Not long ago I sat in a room filled with engineers working on a spec document for an online tool. We worked for a solid week. The engineers were trying to account for every potential user scenario and exception. I was fighting for simplicity and quick deployment. I had not given my process a name yet, but I’m calling fast forward development.
The reason start ups are more likely to create tools we love to use is because they often start with a simple idea and deploy it quickly, cost effectively and then allow users input to change and grow the product. Facebook is a great example of something that started small and focused (Harvard students only at first) then grew to other schools and now has over 500 million members.
Too often we take our analog reasoning into a digital project and kill it before it even has a chance to live.
Whether you’re developing a new website, an online ministry tool, or an e-commerce solution, consider the following:
What’s the absolutely minimum number of features this project should have? The wisdom here is to create a tool that is useful but it has no more than it needs to have for a successful launch. If you don’t give your users enough, it will fail. They will not check back to see if you have finished the site. If you try to give them too much you run the risk of scope creep, timeline delays, costs overruns–and all of it before your target audience has a chance to tell you that your most resource-intensive feature was not worth the extra time and money.

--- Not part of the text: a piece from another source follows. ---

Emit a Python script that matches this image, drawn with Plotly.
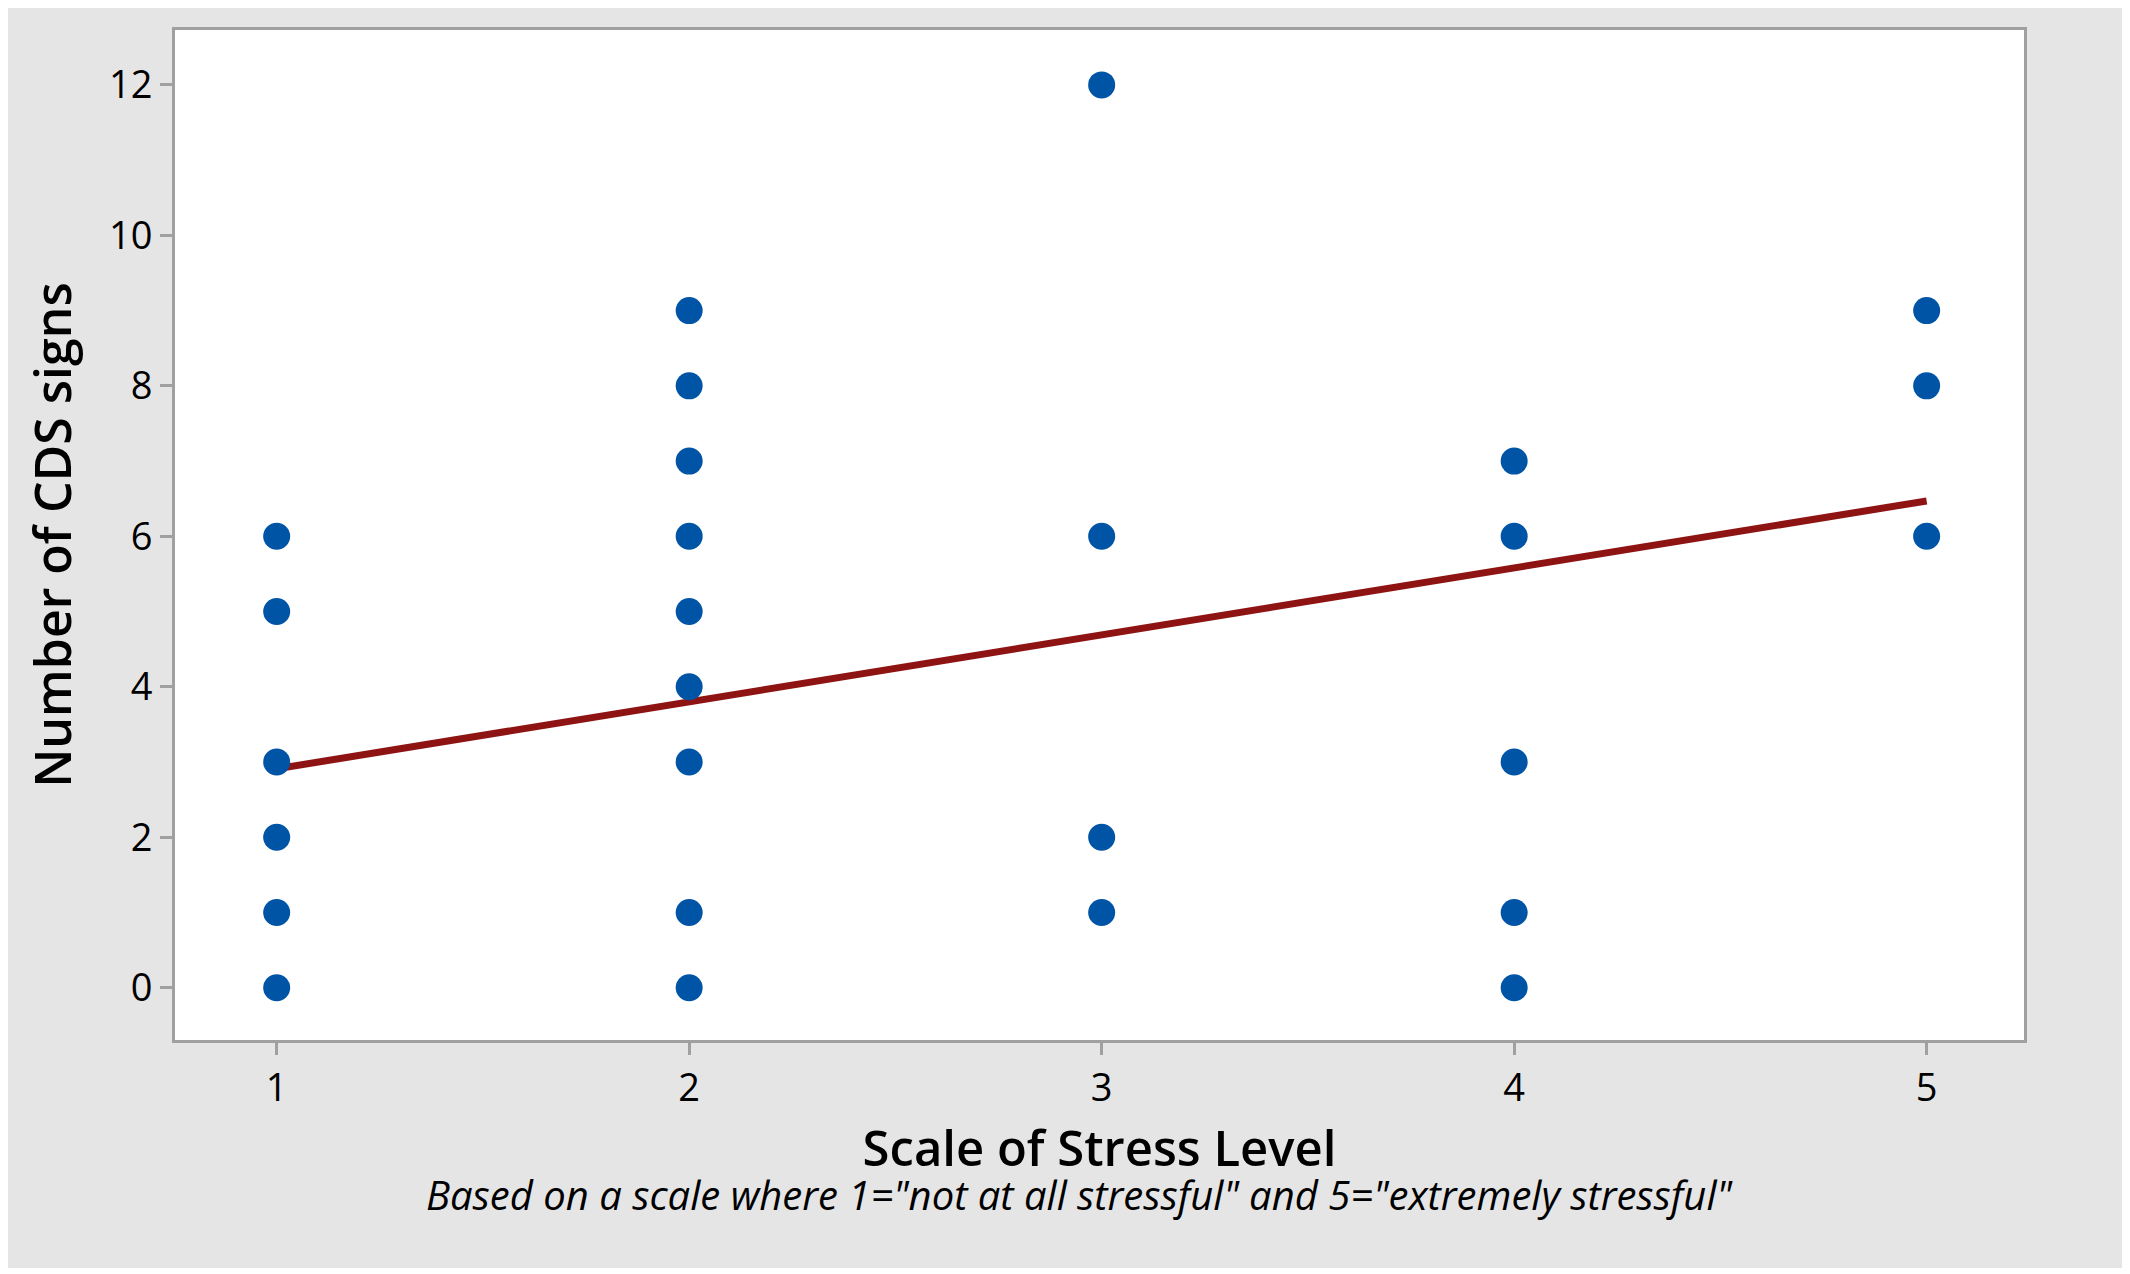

How fast can we launch? Currently my team at The A Group is working on a few large and quite complex projects. But even on these projects we timeline weeks of development as opposed to months.
Digital platforms are alive and they can, and should, change often. The sooner we realize that there is no perfection when it comes to the digital domain, the sooner we’ll become effective software developers. Technology, attitudes and opportunities chance fast. In order to be relevant and even survive, so should your program.
What do you think of the “fast forward development” approach?